Set exercise:
Skip the pictures. Set down, word for word, the lines from the start of the material up to and including the line with "plt.rcParams['font.family'] = ['Lato', 'Noto".

Data shown:
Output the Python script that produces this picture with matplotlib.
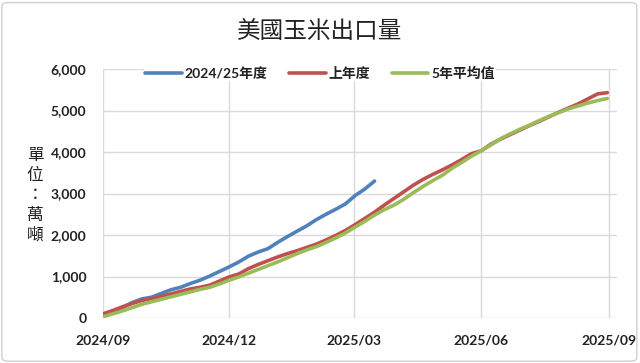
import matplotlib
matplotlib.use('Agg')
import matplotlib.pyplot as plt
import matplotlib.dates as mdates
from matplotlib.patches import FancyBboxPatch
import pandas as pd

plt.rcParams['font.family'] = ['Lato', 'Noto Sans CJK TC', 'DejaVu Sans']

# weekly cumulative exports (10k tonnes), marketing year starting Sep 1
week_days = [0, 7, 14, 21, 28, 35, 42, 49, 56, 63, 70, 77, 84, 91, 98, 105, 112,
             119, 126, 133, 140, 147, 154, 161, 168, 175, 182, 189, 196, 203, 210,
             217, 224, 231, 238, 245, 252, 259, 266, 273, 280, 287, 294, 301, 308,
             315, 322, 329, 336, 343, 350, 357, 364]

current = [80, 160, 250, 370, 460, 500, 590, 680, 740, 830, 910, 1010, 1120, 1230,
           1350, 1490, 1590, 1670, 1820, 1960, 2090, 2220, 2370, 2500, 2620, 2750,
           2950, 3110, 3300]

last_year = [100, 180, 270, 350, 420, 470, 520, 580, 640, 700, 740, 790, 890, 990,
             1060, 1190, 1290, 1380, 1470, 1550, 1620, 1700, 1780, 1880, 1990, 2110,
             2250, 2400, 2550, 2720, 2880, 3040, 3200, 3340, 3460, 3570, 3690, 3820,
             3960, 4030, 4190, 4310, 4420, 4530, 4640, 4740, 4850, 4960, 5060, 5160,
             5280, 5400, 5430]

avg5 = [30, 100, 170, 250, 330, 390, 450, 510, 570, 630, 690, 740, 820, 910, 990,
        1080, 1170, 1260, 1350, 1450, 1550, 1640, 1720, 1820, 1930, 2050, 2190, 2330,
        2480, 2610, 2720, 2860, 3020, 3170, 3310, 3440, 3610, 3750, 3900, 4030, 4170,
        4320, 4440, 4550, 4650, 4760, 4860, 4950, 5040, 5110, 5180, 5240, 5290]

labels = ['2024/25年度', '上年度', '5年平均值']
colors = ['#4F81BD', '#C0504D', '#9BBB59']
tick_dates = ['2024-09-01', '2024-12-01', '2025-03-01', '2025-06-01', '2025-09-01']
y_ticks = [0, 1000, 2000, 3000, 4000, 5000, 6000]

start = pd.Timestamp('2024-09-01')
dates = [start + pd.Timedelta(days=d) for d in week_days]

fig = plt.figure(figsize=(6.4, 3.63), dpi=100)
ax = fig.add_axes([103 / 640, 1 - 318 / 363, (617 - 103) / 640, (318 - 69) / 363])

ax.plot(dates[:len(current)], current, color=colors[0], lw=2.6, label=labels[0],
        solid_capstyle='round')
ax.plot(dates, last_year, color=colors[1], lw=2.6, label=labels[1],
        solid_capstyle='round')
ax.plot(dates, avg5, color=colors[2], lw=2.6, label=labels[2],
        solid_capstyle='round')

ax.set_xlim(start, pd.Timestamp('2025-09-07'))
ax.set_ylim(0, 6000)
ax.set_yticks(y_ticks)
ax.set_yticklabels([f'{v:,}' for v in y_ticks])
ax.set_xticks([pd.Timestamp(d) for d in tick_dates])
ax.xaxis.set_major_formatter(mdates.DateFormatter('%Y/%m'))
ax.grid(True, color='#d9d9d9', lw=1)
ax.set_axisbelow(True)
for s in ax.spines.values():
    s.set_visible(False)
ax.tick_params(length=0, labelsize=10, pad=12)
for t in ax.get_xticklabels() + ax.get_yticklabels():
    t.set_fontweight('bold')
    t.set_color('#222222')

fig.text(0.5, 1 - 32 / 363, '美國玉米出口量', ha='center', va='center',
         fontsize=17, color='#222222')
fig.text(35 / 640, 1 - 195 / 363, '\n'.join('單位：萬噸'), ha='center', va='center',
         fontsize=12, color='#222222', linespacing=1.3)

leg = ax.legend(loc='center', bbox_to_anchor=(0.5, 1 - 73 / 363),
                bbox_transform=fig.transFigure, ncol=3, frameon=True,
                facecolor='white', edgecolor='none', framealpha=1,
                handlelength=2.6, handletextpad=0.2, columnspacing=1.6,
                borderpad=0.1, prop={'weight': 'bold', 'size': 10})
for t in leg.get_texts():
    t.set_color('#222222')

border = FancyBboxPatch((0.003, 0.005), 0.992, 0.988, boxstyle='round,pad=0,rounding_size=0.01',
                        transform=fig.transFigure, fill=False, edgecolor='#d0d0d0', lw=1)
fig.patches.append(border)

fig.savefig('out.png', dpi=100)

Exercise output:
Output the Python script that produces this picture with matplotlib.
import matplotlib
matplotlib.use('Agg')
import matplotlib.pyplot as plt
import matplotlib.dates as mdates
from matplotlib.patches import FancyBboxPatch
import pandas as pd

plt.rcParams['font.family'] = ['Lato', 'Noto Sans CJK TC', 'DejaVu Sans']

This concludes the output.